Having basked in the warm glow from our wood pellet stove, and the novelty of automated central heating which we’ve enjoyed since June, such a power outage highlighted the fundamental flaw with any sophisticated system – if the electrons don’t flow, neither does any heat. We’d always planned to retain a wood burner, in part because we’ve accumulated big stores of cut logs from around the property, and although never truly “free” fuel, once logged up, at least most of the effort has been completed. But a wood burner is the classic low tech, high resilience heat source. And now encased within stacked heat stones from our old night storage heaters, we’re finding it functions even more efficiently, as well as allowing us to give a final air dry, and preheat, to the logs before burning. Even so, after 3 hours, temperatures in the rest of the house were starting to fall away, as night arrived.

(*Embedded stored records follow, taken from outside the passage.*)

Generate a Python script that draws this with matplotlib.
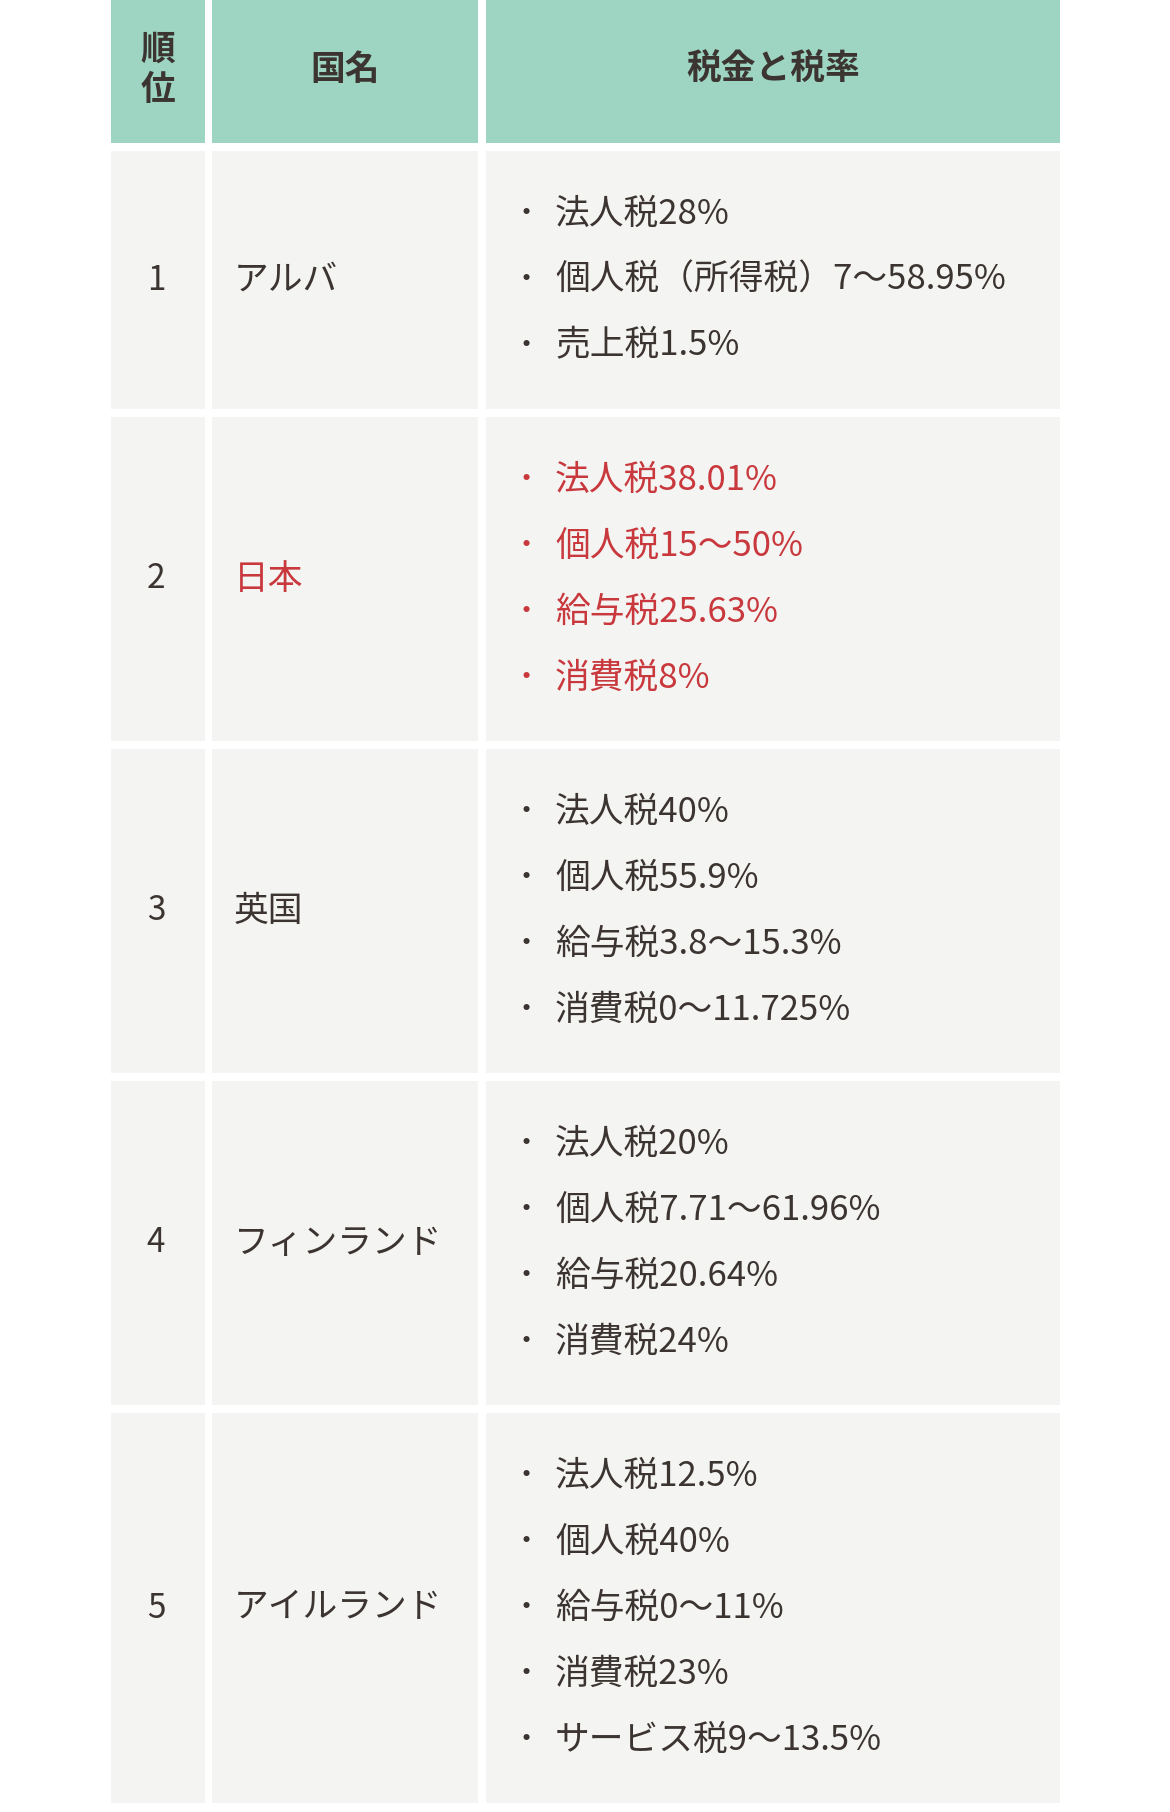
import matplotlib
matplotlib.use("Agg")
from matplotlib import pyplot as plt
from matplotlib.patches import Rectangle

plt.rcParams['font.family'] = ['Noto Sans CJK JP', 'DejaVu Sans']

# table data
headers = ["順\n位", "国名", "税金と税率"]
ranks = ["1", "2", "3", "4", "5"]
countries = ["アルバ", "日本", "英国", "フィンランド", "アイルランド"]
taxes = [
    ["法人税28%", "個人税（所得税）7〜58.95%", "売上税1.5%"],
    ["法人税38.01%", "個人税15〜50%", "給与税25.63%", "消費税8%"],
    ["法人税40%", "個人税55.9%", "給与税3.8〜15.3%", "消費税0〜11.725%"],
    ["法人税20%", "個人税7.71〜61.96%", "給与税20.64%", "消費税24%"],
    ["法人税12.5%", "個人税40%", "給与税0〜11%", "消費税23%", "サービス税9〜13.5%"],
]
highlight = [False, True, False, False, False]

# colors
head_bg = "#9dd4c2"
cell_bg = "#f4f4f3"
txt = "#3b3431"
red = "#c8383c"

# layout (pixels)
W, H = 1170, 1812
cols = [(111, 205), (212, 478), (486, 1060)]
head_h = 143
gap = 8
line_h = 66
pad = 60

fig = plt.figure(figsize=(W / 100, H / 100), dpi=100)
ax = fig.add_axes([0, 0, 1, 1])
ax.set_xlim(0, W)
ax.set_ylim(H, 0)
ax.axis("off")

# header
for (x0, x1), h in zip(cols, headers):
    ax.add_patch(Rectangle((x0, 0), x1 - x0, head_h, color=head_bg, lw=0))
    ax.text((x0 + x1) / 2, head_h / 2 - 2, h, ha="center", va="center",
            fontsize=25, fontweight="bold", color=txt, linespacing=1.2)

# body rows
y = head_h + gap
for i in range(len(ranks)):
    n = len(taxes[i])
    rh = line_h * n + pad
    for x0, x1 in cols:
        ax.add_patch(Rectangle((x0, y), x1 - x0, rh, color=cell_bg, lw=0))
    c = red if highlight[i] else txt
    yc = y + rh / 2
    ax.text(156, yc, ranks[i], ha="center", va="center", fontsize=24, color=txt)
    ax.text(234, yc, countries[i], ha="left", va="center", fontsize=25, color=c)
    for k, item in enumerate(taxes[i]):
        yy = yc + (k - (n - 1) / 2) * line_h
        ax.text(526, yy, "・", ha="center", va="center", fontsize=21, color=c)
        ax.text(555, yy, item, ha="left", va="center", fontsize=25, color=c)
    y += rh + gap

fig.savefig("out.png", dpi=100, facecolor="white")
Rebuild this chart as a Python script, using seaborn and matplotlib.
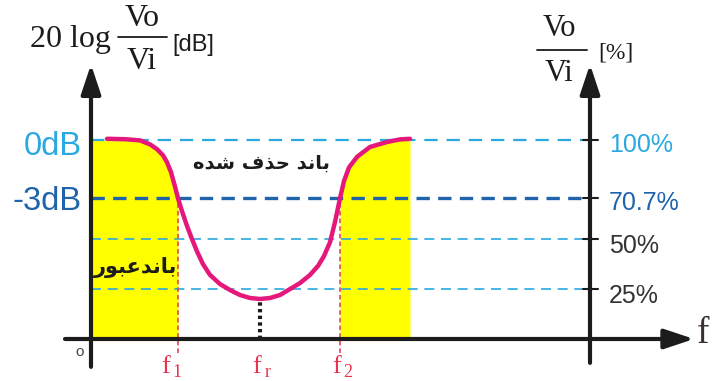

Earlier in the day, and before the power went off, the valley had been filled with jarring, and varying frequency, machinery noise, which we eventually pinned down to a small helicopter, once it emerged from behind our neighbour’s humped ‘cae castell’ hill. This Welsh winter hornet then buzzed up and down the valley, and once close enough to us to discern the colour, and logo, it was plain that it was monitoring the electricity cables. We’ve seen this over the years, as a means of assessing the risk of constantly growing trees affecting above ground cables, but this seemed altogether more frenetic activity, and indeed it was apparently an attempt to locate a “problem” in the local overhead high voltage network, heralded the previous day by a transient power failure.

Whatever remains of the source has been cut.